La variante chilienne Pierre Raufast Folio livres The Unamed BookshelfAmenés par un concours de circonstances malheureuses à partager des vacances dans un coin perdu de la vallée de Chantebrie, Pascal et Margaux font la connaissance de Florin, vieil homme à l’étonnante incapacité de ressentir les émotions. Pour pallier à ce déficit émotionnel irréversible, Florin accumule des cailloux, de toute taille et forme, représentant chacun un souvenir précis. Entre deux verres de vins et deux bouffées de pipe, il va raconter aux deux voyageurs quelques anecdotes assez incroyables…

A chaque livre son mécanisme : une tentative de meurtre aux raviolis, une expédition à la recherche d’une baleine introuvable, un confessionnal propice aux confidence et ici, la mémoire défaillante d’un homme qui a toujours vécu sans être entravé par ses émotions. D’heureux hasards en phénomènes inexplicables, de trafics douteux en accidents improbables, ses histoires dépeignent une image loufoque et parfois grotesque de la vie humaine, sans aucune prétention, juste celle de faire rire et de divertir. Au milieu des histoires fantasques de Florin, Pascal le philosophe étale sa science et cite ses auteurs favoris, tout en revenant sur sa propre mésaventure malsaine, et Margaux, jeune intellectuelle innocente, bois les paroles des deux hommes en essayant d’oublier les péripéties qui l’ont amenée à s’enfuir dans cette vallée perdue.

Un bon cocktail pour un livre impossible à lâcher : des personnages attachants, des histoires rocambolesques, des réflexions philosophiques sur le poids du passé, quelques bonnes beuveries et bonnes bouffes – ça donne envie d’y être, c’est humain et agréable. Comme toujours, Pierre Raufast nous livre un roman érudit, où l’exactitude des recherches se mêle aux inventions pour combler les trous de l’Histoire – si vous aussi vous ignorez pourquoi Jorge Luis Borges n’a jamais reçu le Nobel, vous aurez ici une explication extrêmement plausible. L’imaginaire est encastré dans le réel, rendant le récit à la fois exotique et instructif pour le lecteur, lequel n’a plus d’autre choix que de poursuivre inlassablement sa lecture, jusqu’à la déception finale de la dernière page, qui laisse tant de questions en suspens… Parce que Pierre Raufast distille dans son récit de petites anecdotes, quelques noms encore inconnus dont l’histoire se retrouve dans un autre de ses livres : à nous d’être attentifs et de suivre les passerelles entre ses romans !

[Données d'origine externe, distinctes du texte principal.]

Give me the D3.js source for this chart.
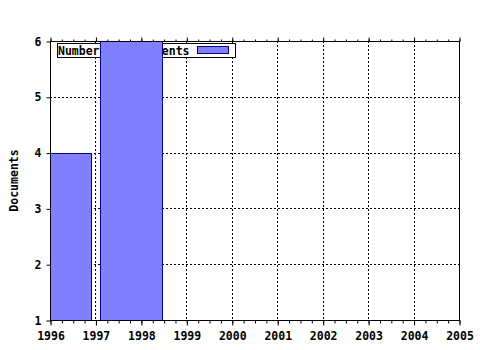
<!DOCTYPE html>
<html>
<head>
<meta charset="utf-8">
<script src="https://cdn.jsdelivr.net/npm/d3@7"></script>
<style>
  body { margin: 0; background: #fff; }
  text { font-family: "DejaVu Sans Mono", monospace; font-weight: bold; font-size: 11.5px; fill: #000; }
</style>
</head>
<body>
<div id="chart"></div>
<script>
// data
var yearTicks = [1996, 1997, 1998, 1999, 2000, 2001, 2002, 2003, 2004, 2005];
var docTicks = [1, 2, 3, 4, 5, 6];
var barStart = [1996, 1997.1];
var barEnd = [1996.9, 1998.46];
var docCounts = [4, 6];
var seriesName = "Number of Documents";
var yTitle = "Documents";

var width = 480, height = 350;
var margin = { top: 41, right: 21, bottom: 30, left: 50 };

var svg = d3.select("#chart")
  .append("svg")
  .attr("width", width)
  .attr("height", height);

var xScale = d3.scaleLinear()
  .domain([1996, 2005])
  .range([margin.left, width - margin.right]);

var yScale = d3.scaleLinear()
  .domain([1, 6])
  .range([height - margin.bottom, margin.top]);

var minorTicks = d3.range(1996, 2005.001, 0.25);

// grid
svg.append("g")
  .selectAll("line")
  .data(yearTicks.slice(1, -1))
  .enter()
  .append("line")
  .attr("x1", d => Math.round(xScale(d)) + 0.5)
  .attr("x2", d => Math.round(xScale(d)) + 0.5)
  .attr("y1", margin.top)
  .attr("y2", height - margin.bottom)
  .attr("stroke", "#000")
  .attr("stroke-dasharray", "2,2");

svg.append("g")
  .selectAll("line")
  .data(docTicks.slice(1, -1))
  .enter()
  .append("line")
  .attr("x1", margin.left)
  .attr("x2", width - margin.right)
  .attr("y1", d => Math.round(yScale(d)) + 0.5)
  .attr("y2", d => Math.round(yScale(d)) + 0.5)
  .attr("stroke", "#000")
  .attr("stroke-dasharray", "2,2");

// legend (the bars are drawn over it)
var legend = svg.append("g");
legend.append("rect")
  .attr("x", 57.5).attr("y", 43.5)
  .attr("width", 178).attr("height", 14)
  .attr("fill", "#fff").attr("stroke", "#000");
legend.append("text")
  .attr("x", 58).attr("y", 55)
  .text(seriesName);
legend.append("rect")
  .attr("x", 197.5).attr("y", 46.5)
  .attr("width", 31).attr("height", 7)
  .attr("fill", "#8080ff").attr("stroke", "#000080");

// bars
svg.selectAll("bars")
  .data(docCounts)
  .enter()
  .append("rect")
  .attr("x", (d, i) => Math.round(xScale(barStart[i])) + 0.5)
  .attr("y", d => Math.round(yScale(d)) + 0.5)
  .attr("width", (d, i) => Math.round(xScale(barEnd[i])) - Math.round(xScale(barStart[i])))
  .attr("height", d => yScale(1) - Math.round(yScale(d)))
  .attr("fill", "#8080ff")
  .attr("stroke", "#000080");

// frame
svg.append("rect")
  .attr("x", margin.left + 0.5).attr("y", margin.top + 0.5)
  .attr("width", width - margin.left - margin.right)
  .attr("height", height - margin.top - margin.bottom)
  .attr("fill", "none").attr("stroke", "#000");

// X axis bottom
var xAxis = d3.axisBottom(xScale)
  .tickValues(yearTicks)
  .tickFormat(d3.format("d"))
  .tickSize(5)
  .tickPadding(6);

var xMinor = d3.axisBottom(xScale)
  .tickValues(minorTicks)
  .tickFormat("")
  .tickSize(3);

svg.append("g")
  .attr("transform", `translate(0.5, ${height - margin.bottom + 0.5})`)
  .call(xMinor)
  .call(g => g.select(".domain").remove());

svg.append("g")
  .attr("class", "x-axis")
  .attr("transform", `translate(0.5, ${height - margin.bottom + 0.5})`)
  .call(xAxis)
  .call(g => g.select(".domain").remove())
  .selectAll("text")
  .attr("font-size", "11.5px")
  .attr("font-family", "DejaVu Sans Mono")
  .attr("dy", "0.71em");

// X axis top (ticks only)
svg.append("g")
  .attr("transform", `translate(0.5, ${margin.top + 0.5})`)
  .call(d3.axisTop(xScale).tickValues(minorTicks).tickFormat("").tickSize(2))
  .call(g => g.select(".domain").remove());
svg.append("g")
  .attr("transform", `translate(0.5, ${margin.top + 0.5})`)
  .call(d3.axisTop(xScale).tickValues(yearTicks).tickFormat("").tickSize(4))
  .call(g => g.select(".domain").remove());

// Y axis
svg.append("g")
  .attr("class", "y-axis")
  .attr("transform", `translate(${margin.left + 0.5}, 0.5)`)
  .call(d3.axisLeft(yScale).tickValues(docTicks).tickFormat(d3.format("d")).tickSize(4).tickPadding(5))
  .call(g => g.select(".domain").remove())
  .selectAll("text")
  .attr("font-size", "11.5px")
  .attr("font-family", "DejaVu Sans Mono");

svg.selectAll(".tick line").attr("stroke", "#000");

svg.append("text")
  .attr("text-anchor", "middle")
  .attr("transform", `translate(18, ${(margin.top + height - margin.bottom) / 2}) rotate(-90)`)
  .text(yTitle);
</script>
</body>
</html>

Un véritable plaisir de lecture, une échappée de pur bonheur ! J’ai dévoré La variante chilienne encore plus vite que les autres, il surpasse à mon avis La fractale des raviolis, La baleine thébaïde et Habemus Piratam.


Résumé de l’éditeur:

Il était une fois un homme qui rangeait ses souvenirs dans des bocaux. Deux vacanciers, réfugiés pour l’été au fond d’une vallée, le rencontrent. À Margaux, l’adolescente éprise de poésie, et à Pascal le philosophe, l’homme aux cailloux raconte. L’histoire du village noyé de pluie pendant des années. Celle du potier qui voulait retrouver la voix de Clovis dans un vase. Celle de la piscine transformée en potager. Celle de l’hélicoptère qui cueillait des noix…


– Je vais vous donner un cas, un patient que j’eus voilà quelques années. Il est mort maintenant, mais ne vous inquiétez pas, la cause de son décès n’a rien à voir avec nos affaires : des ras-taupes ayant envahi son champ, il avait en représailles décidé de les cuisiner. Il fut empoisonné par la quantité de plomb que ces bestioles ingèrent. Bref, cet homme souffrait grosso modo du même syndrome que vous. Il luttait contre l’amnésie en ramassant des petits bouts de bois. Il en avait une sacrée collection, de l’érable, du noisetier, du chêne, tous de longueurs et de formes différentes : chaque bout était associé à un souvenir auquel il tenait. Efficace.

C’est ainsi que Florin commença à ramasser un caillou chaque fois qu’il voulait se souvenir d’un moment. Le dernier en date, ce matin même, pour conserver bien au chaud la mémoire de cette nuit mémorable où nous noyâmes les vers luisants.